The floor plan of Williston Hall, named the ‘Natural History and Art Building’. The third floor held the college’s art museum until 1902, when it moved to Dwight. If the art museum hadn’t moved our earliest fine art collections would have been lost in the fire. The second floor is full of unspecified cabinets, probably of botanical, zoological, and physiological specimens. The first floor had a lecture hall, two display rooms and professor’s offices. The vast geological collections were held in the basement, and while fossils and rock slabs can survive flame, they were crushed under the weight of three floors above. The broken pieces of our lost fossil collection could still be beneath Clapp.
Photo of the paleontological cabinets. The very same megatherium skeleton can be seen all the way on the right, in much better condition than about 150 years ago when it was made. Casts of extinct giant armadillos are to the left of the photo. Smaller fossils are filling the cabinets lining the walls of the room, and the plesiosaur fossil hangs on the wall.
Photo from another angle of the paleontological cabinets. From this angle we can see the once impressive condition of our megatherium skeleton. There is a cast of a mammoth skull in the bottom left corner, and more fossil casts decorate the walls.
Photo of the ichnological display room. Ichnology is the study of traces left behind by living things (tracks, burrows, nests etc.) A large, articulated whale skeleton was displayed in this room hanging from the ceiling.
Photo of the mineral cabinet. This floor to ceiling cabinet, spiral staircase included, displayed our vast collection of rocks and minerals.
Photo of the shell of Williston Hall after the fire. This was the same site on which construction for Clapp Laboratory commenced.
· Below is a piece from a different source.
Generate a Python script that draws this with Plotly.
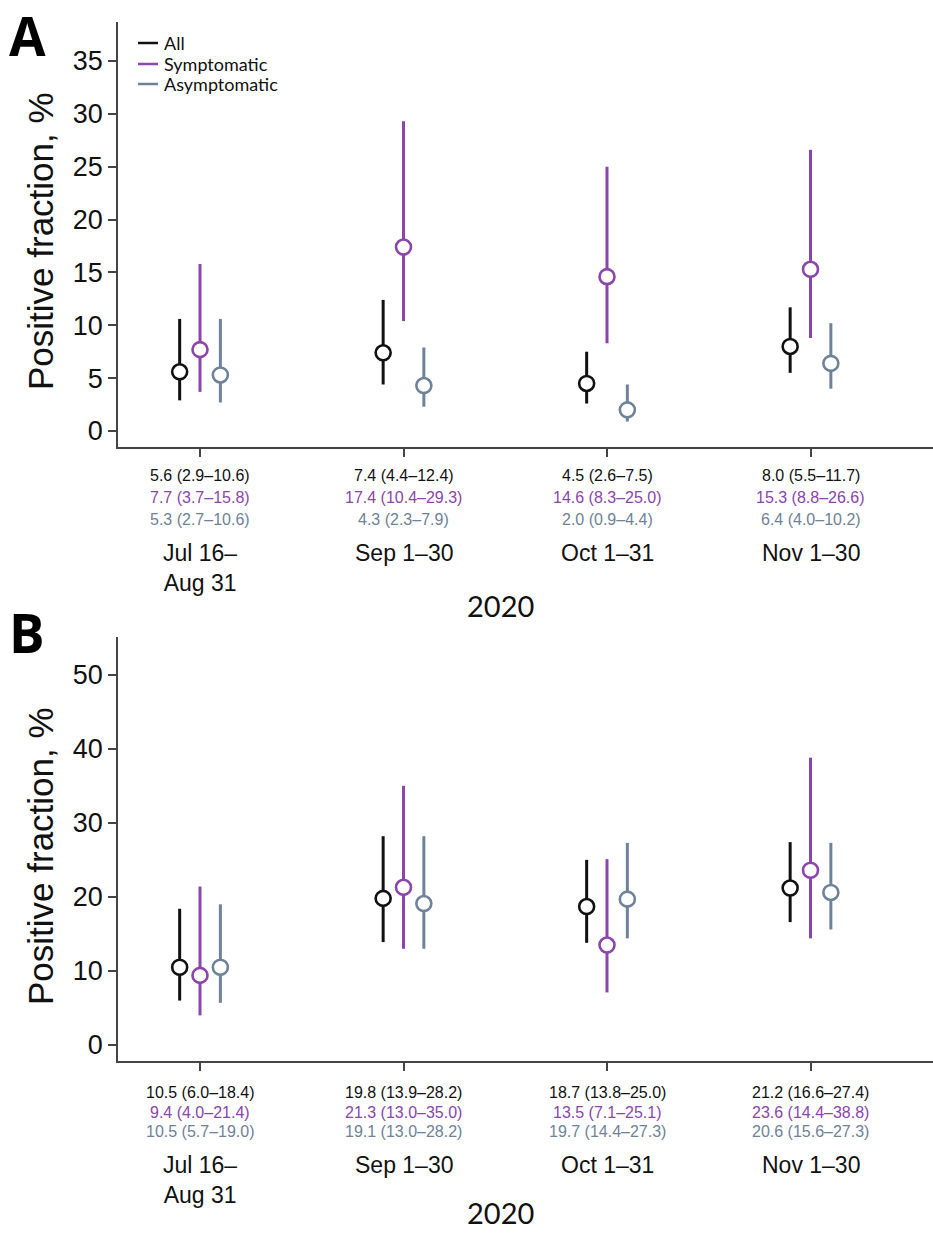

Photo of Mignon Talbot (second from the left) sifting through the debris after the fire. Talbot was the first woman to teach geology at Mount Holyoke and she discovered Podokesaurus holyokensis which was voted the Massachusetts state dinosaur in 2021. The Podokesaurus fossil was destroyed in the fire, but fortunately high quality casts were created of it. After the fire, Talbot pushed for a museum wing to be added to Clapp Laboratory, and we currently have 200 fossils in our paleontology collection thanks to her efforts.